--- Start Raw data ---

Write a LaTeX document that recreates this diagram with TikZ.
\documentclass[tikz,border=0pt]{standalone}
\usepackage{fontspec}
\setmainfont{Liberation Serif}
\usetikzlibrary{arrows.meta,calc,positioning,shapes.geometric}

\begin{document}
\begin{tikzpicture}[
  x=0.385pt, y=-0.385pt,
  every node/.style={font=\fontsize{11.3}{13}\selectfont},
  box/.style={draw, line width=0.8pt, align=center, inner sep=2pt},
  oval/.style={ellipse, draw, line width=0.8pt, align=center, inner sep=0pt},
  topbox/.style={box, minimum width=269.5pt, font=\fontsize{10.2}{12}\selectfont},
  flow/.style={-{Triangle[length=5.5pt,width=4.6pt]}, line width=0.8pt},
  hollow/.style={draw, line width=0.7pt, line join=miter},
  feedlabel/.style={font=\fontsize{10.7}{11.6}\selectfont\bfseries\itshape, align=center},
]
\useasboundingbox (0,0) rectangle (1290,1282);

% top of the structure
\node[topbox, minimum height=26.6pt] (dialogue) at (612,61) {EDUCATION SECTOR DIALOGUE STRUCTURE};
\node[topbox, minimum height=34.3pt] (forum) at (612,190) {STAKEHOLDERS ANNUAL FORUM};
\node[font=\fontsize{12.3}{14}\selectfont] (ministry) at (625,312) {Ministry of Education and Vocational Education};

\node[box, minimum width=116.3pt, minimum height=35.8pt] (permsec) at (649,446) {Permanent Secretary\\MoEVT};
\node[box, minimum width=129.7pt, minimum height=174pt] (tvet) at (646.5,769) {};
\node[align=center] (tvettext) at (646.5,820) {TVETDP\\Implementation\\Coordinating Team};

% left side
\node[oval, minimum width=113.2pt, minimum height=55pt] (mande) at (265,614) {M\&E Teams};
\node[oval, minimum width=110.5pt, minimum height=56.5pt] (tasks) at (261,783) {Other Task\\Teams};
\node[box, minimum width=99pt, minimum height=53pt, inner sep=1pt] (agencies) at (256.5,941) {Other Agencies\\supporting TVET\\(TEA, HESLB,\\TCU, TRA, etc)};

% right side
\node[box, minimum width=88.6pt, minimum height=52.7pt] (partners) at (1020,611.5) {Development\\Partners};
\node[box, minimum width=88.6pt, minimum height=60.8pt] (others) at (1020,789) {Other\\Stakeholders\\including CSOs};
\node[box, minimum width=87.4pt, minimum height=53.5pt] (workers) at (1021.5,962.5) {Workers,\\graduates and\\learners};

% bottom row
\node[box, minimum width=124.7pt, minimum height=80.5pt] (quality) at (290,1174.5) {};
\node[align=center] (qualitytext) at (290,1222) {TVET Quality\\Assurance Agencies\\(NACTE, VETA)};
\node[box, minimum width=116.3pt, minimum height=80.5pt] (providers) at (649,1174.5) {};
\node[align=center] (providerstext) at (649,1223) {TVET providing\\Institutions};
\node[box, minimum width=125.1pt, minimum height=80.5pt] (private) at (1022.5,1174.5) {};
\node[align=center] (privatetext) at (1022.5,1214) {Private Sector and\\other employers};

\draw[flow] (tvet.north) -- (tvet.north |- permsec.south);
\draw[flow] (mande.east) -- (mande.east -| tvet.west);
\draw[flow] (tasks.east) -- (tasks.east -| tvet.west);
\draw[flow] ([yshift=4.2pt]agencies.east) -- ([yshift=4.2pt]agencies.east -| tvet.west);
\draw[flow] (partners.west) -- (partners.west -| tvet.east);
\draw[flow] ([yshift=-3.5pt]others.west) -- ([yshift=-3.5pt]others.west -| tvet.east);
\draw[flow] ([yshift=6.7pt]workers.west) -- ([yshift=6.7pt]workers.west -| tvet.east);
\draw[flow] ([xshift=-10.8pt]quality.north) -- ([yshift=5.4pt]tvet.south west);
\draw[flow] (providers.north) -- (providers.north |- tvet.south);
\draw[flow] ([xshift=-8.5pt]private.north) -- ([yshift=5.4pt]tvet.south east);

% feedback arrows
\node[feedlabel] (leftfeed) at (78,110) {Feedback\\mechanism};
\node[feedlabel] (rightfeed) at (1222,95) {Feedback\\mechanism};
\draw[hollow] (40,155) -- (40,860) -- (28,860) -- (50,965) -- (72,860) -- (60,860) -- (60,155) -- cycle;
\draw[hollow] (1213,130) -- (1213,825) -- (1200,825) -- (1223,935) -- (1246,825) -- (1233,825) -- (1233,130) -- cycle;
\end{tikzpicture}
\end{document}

--- End Raw data ---
--- Start Raw data ---

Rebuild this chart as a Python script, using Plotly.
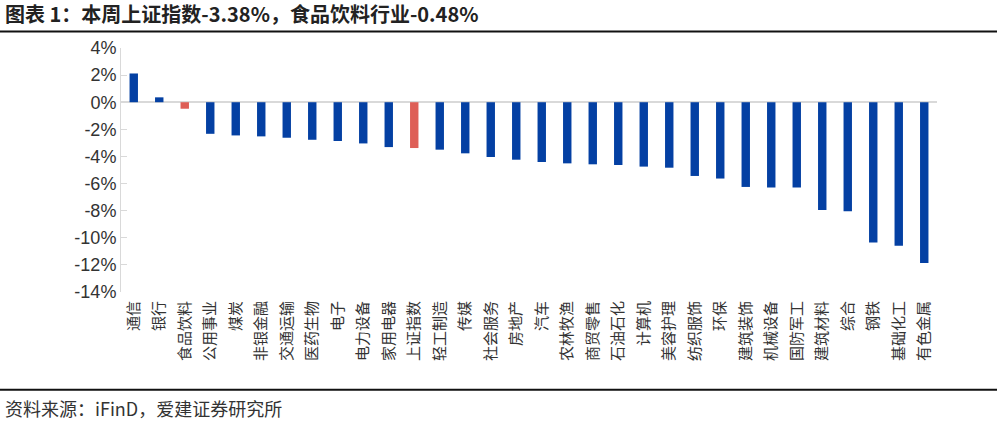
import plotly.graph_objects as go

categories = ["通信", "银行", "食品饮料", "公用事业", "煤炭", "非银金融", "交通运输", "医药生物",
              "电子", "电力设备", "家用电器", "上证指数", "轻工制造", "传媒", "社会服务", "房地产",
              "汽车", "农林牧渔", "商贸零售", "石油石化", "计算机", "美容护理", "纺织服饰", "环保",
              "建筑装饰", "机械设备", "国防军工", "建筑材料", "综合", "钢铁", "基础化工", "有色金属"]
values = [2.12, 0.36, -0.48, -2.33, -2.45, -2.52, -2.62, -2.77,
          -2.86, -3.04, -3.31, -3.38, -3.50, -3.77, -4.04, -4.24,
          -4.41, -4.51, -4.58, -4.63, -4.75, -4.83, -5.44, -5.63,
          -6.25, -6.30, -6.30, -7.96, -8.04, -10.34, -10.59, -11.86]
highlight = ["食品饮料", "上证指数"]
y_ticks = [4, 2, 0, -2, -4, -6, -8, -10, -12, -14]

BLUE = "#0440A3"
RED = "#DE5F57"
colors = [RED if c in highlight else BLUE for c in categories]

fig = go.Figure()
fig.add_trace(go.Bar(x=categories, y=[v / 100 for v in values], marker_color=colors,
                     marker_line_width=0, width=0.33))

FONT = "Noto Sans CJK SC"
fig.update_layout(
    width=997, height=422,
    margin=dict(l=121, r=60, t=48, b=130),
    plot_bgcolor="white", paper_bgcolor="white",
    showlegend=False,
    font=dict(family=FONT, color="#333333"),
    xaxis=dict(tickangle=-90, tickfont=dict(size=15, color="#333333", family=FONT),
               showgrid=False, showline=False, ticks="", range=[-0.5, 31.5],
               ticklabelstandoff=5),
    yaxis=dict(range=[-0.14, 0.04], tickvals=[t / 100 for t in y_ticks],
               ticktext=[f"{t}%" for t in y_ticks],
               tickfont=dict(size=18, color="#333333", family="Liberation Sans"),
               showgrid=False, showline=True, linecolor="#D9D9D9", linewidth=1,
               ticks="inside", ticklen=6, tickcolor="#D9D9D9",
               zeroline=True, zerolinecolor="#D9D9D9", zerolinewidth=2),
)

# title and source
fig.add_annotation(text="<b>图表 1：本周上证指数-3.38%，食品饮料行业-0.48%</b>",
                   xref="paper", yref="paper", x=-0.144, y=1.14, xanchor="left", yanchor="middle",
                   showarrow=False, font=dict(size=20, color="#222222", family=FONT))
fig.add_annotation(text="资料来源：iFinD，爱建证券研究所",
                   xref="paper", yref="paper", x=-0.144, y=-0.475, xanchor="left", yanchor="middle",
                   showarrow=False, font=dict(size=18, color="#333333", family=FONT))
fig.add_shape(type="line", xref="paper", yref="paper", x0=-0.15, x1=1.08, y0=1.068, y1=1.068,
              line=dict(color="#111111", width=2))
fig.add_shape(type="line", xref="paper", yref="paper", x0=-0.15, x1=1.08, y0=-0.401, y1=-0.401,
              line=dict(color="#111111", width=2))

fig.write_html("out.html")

--- End Raw data ---

Nothing but the lines from the one with "Rebuild this chart" down to the one with "marker_line_width=0, width=0.33))" should be printed, both of them included. Leave out the pictures.

**Solved problem:**
Rebuild this chart as a Python script, using Plotly.
import plotly.graph_objects as go

categories = ["通信", "银行", "食品饮料", "公用事业", "煤炭", "非银金融", "交通运输", "医药生物",
              "电子", "电力设备", "家用电器", "上证指数", "轻工制造", "传媒", "社会服务", "房地产",
              "汽车", "农林牧渔", "商贸零售", "石油石化", "计算机", "美容护理", "纺织服饰", "环保",
              "建筑装饰", "机械设备", "国防军工", "建筑材料", "综合", "钢铁", "基础化工", "有色金属"]
values = [2.12, 0.36, -0.48, -2.33, -2.45, -2.52, -2.62, -2.77,
          -2.86, -3.04, -3.31, -3.38, -3.50, -3.77, -4.04, -4.24,
          -4.41, -4.51, -4.58, -4.63, -4.75, -4.83, -5.44, -5.63,
          -6.25, -6.30, -6.30, -7.96, -8.04, -10.34, -10.59, -11.86]
highlight = ["食品饮料", "上证指数"]
y_ticks = [4, 2, 0, -2, -4, -6, -8, -10, -12, -14]

BLUE = "#0440A3"
RED = "#DE5F57"
colors = [RED if c in highlight else BLUE for c in categories]

fig = go.Figure()
fig.add_trace(go.Bar(x=categories, y=[v / 100 for v in values], marker_color=colors,
                     marker_line_width=0, width=0.33))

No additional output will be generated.